Eland Fillet with Lamb and Pork Brawn – by Pasch du Plooy

            For the Eland fillet you will need

            1 150g eland fillet 

            2 cloves garlic fresh, crushed

            2 bay leaves

            4 leaves sage

            4 knobs of butter

For the curried pork and lamb brawn you will need

            6 pig’s trotters

            2 whole springbok necks

            1 yellow onion, quartered

            2 carrots, diced

            4 whole cloves

            6 black peppercorns

            12 allspice berries

            4 tablespoons fresh coriander, finely chopped

            Salt and pepper for seasoning

            1 cup sweet mild curry paste


Clean the trotters thoroughly of all hairs. Add the all meat, vegetables and spices to a large pressure cooker. Cover with 2.5 liters of cold water. Bring the pressure cooker to full pressure and cook for 60 minutes. Allow the pressure cooker to depressurize and the meat to cool until it can be handled. Strain the stock and remove the vegetables, spices and meat. Remove the skin and all the bones from the trotters.  Remove all the meat from the lamb neck. Chop the meat coarsely.

 Add the strained stock to a large pot and bring to the boil over medium-high heat. Reduce the liquid by half. Add the meat and stir in the curry paste. Season with salt and pepper.

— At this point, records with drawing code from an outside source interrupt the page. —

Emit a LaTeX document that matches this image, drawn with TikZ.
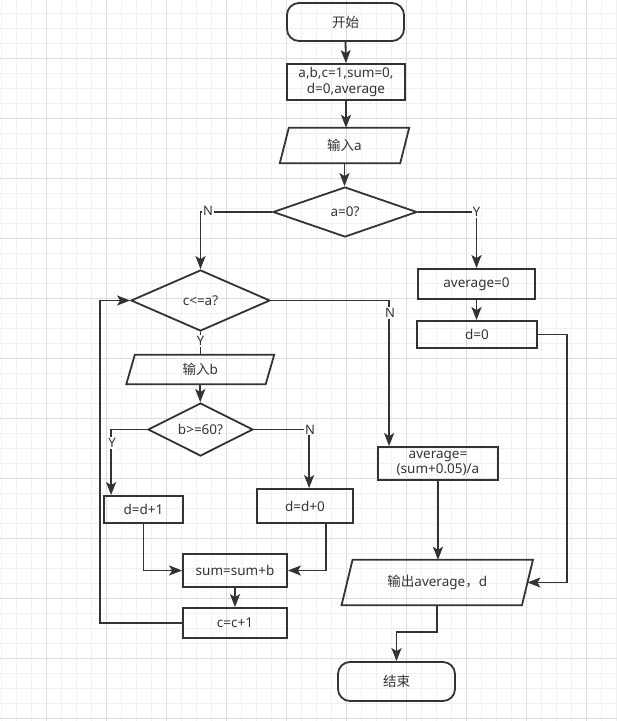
\documentclass[tikz,border=0pt]{standalone}
\usepackage{fontspec}
\setmainfont{Noto Sans}
\newfontfamily\cjk{Noto Sans CJK SC}
\usetikzlibrary{shapes.geometric,arrows.meta}
\definecolor{ln}{HTML}{333333}
\definecolor{tx}{HTML}{333333}
\definecolor{gminor}{HTML}{F1F1F1}
\definecolor{gmajor}{HTML}{DEDEDE}
\begin{document}
\begin{tikzpicture}[x=1pt,y=-1pt,
  every node/.style={font=\fontsize{13.5}{15.5}\selectfont, text=tx},
  box/.style={draw=ln, line width=1.8pt, rectangle, inner sep=0pt, align=center},
  term/.style={box, rounded corners=12pt},
  dia/.style={draw=ln, line width=1.8pt, diamond, inner sep=0pt, aspect=2.5},
  io/.style={rectangle, inner sep=0pt, align=center},
  para/.style={draw=ln, line width=1.8pt},
  conn/.style={draw=ln, line width=1.8pt},
  arr/.style={conn, -{Stealth[length=13pt,width=10pt,inset=3pt]}},
  lbl/.style={fill=white, inner sep=1pt, font=\fontsize{13}{14}\selectfont}
]
\useasboundingbox (0,0) rectangle (617,721);
% grid
\foreach \gx in {1,16,...,616} \draw[gminor, line width=0.8pt] (\gx,0) -- (\gx,721);
\foreach \gy in {13,28,...,720} \draw[gminor, line width=0.8pt] (0,\gy) -- (617,\gy);
\foreach \gx in {46,106,...,616} \draw[gmajor, line width=0.8pt] (\gx,0) -- (\gx,721);
\foreach \gy in {58,118,...,720} \draw[gmajor, line width=0.8pt] (0,\gy) -- (617,\gy);

% nodes
\node[term, minimum width=117pt, minimum height=38pt] (start) at (345.5,22) {{\cjk 开始}};
\node[box, minimum width=118pt, minimum height=36pt] (init) at (346,82) {a,b,c=1,sum=0,\\d=0,average};
\node[io, minimum width=120pt, minimum height=35pt] (inA) at (344.5,145.5) {{\cjk 输入}a};
\node[dia, minimum width=144pt, minimum height=50pt] (dA) at (345,212) {a=0?};
\node[dia, minimum width=139pt, minimum height=61pt] (dC) at (200.5,300.5) {c<=a?};
\node[io, minimum width=139pt, minimum height=29pt] (inB) at (200.25,369.5) {{\cjk 输入}b};
\node[dia, minimum width=105pt, minimum height=53pt] (dB) at (200.5,429.5) {b>=60?};
\node[box, minimum width=79pt, minimum height=27pt] (dd1) at (143.5,509.5) {d=d+1};
\node[box, minimum width=96pt, minimum height=34pt] (dd0) at (305,506) {d=d+0};
\node[box, minimum width=104pt, minimum height=33pt] (sum) at (235,570.5) {sum=sum+b};
\node[box, minimum width=104pt, minimum height=30pt] (cc) at (235,623) {c=c+1};
\node[box, minimum width=117pt, minimum height=30pt] (avg0) at (476.5,284) {average=0};
\node[box, minimum width=120pt, minimum height=27pt] (d0) at (477,334.5) {d=0};
\node[box, minimum width=120pt, minimum height=33pt] (avgF) at (438,463.5) {average=\\(sum+0.05)/a};
\node[io, minimum width=180pt, minimum height=45pt] (out) at (437.25,582.5) {{\cjk 输出}average{\cjk ，}d};
\node[term, minimum width=117pt, minimum height=39pt] (end) at (396.5,681.5) {{\cjk 结束}};

% parallelograms
\draw[para] ([xshift=4.5pt]inA.north west) -- ([xshift=4.5pt]inA.north east) -- ([xshift=-4.5pt]inA.south east) -- ([xshift=-4.5pt]inA.south west) -- cycle;
\draw[para] ([xshift=4.25pt]inB.north west) -- ([xshift=4.25pt]inB.north east) -- ([xshift=-4.25pt]inB.south east) -- ([xshift=-4.25pt]inB.south west) -- cycle;
\draw[para] ([xshift=5.5pt]out.north west) -- ([xshift=5.5pt]out.north east) -- ([xshift=-5.5pt]out.south east) -- ([xshift=-5.5pt]out.south west) -- cycle;

% connectors
\draw[arr] (start.south) -- (init.north);
\draw[arr] (init.south) -- (init.south |- inA.north);
\draw[arr] (inA.south) -- (inA.south |- dA.north);
\draw[arr] (dA.west) -| (dC.north);
\draw[arr] (dA.east) -| (avg0.north);
\draw[arr] (avg0.south) -- (avg0.south |- d0.north);
\draw[arr] (d0.east) -- ++(29,0) |- (out.east);
\draw[arr] (dC.east) -| ([xshift=12pt]avgF.north west);
\draw[arr] (avgF.south) -- (avgF.south |- out.north);
\draw[arr] (out.south) -- ++(0,27) -| (end.north);
\draw[conn] (dC.south) -- (dC.south |- inB.north);
\draw[arr] (inB.south) -- (inB.south |- dB.north);
\draw[arr] (dB.west) -| ([xshift=8pt]dd1.north west);
\draw[arr] (dB.east) -| ([xshift=53pt]dd0.north west);
\draw[arr] (dd1.south) |- (sum.west);
\draw[arr] ([xshift=70pt]dd0.south west) |- (sum.east);
\draw[arr] (sum.south) -- (cc.north);
\draw[arr] (cc.west) -- ++(-82,0) |- (dC.west);

% labels
\node[lbl] (lN1) at (208,211) {N};
\node[lbl] (lY1) at (476.5,212) {Y};
\node[lbl] (lN2) at (390,313) {N};
\node[lbl] (lY2) at (200.5,341) {Y};
\node[lbl] (lY3) at (112,443) {Y};
\node[lbl] (lN3) at (310,429.5) {N};
\end{tikzpicture}
\end{document}
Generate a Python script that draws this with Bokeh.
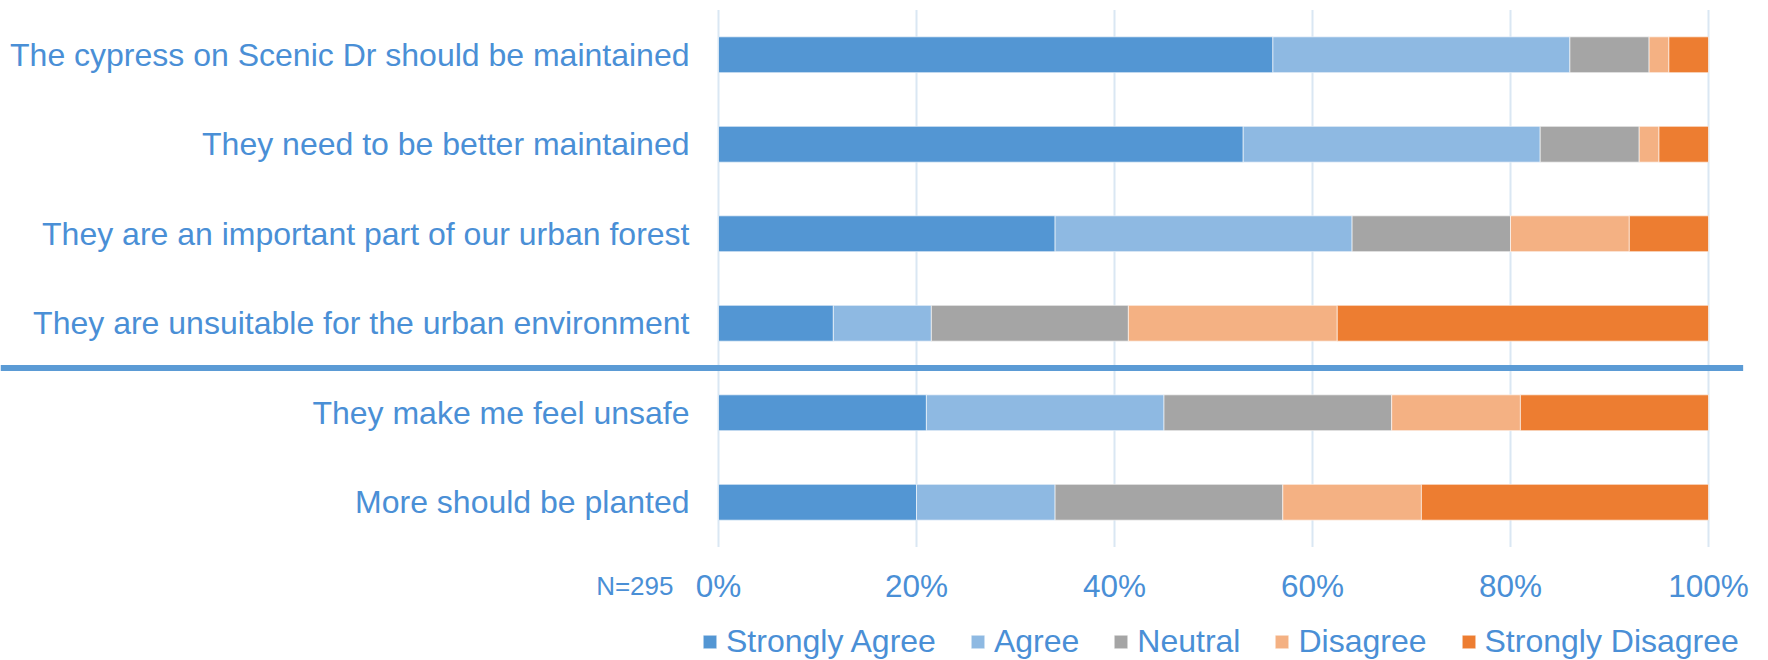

Continue to boil the brawn for another 15 minutes then add the chopped coriander.  Pour the brawn into a large terrine mold, set and slice before serving


Heat a cast iron pan till almost smoking hot. Brush you fillet portion with herb infused olive oil and season with salt and pepper. Sear the fillet in the pan till brown on both sides, about 60 seconds on each side without moving it. Now add the herbs and butter to the pan and finish in very warm oven for 5 minutes basting with the heated butter every minute or so.


Garnish with truffled potato croquettes, confit pearl onions, sautéed wild mushrooms, pickled carrot coulis and red wine jus.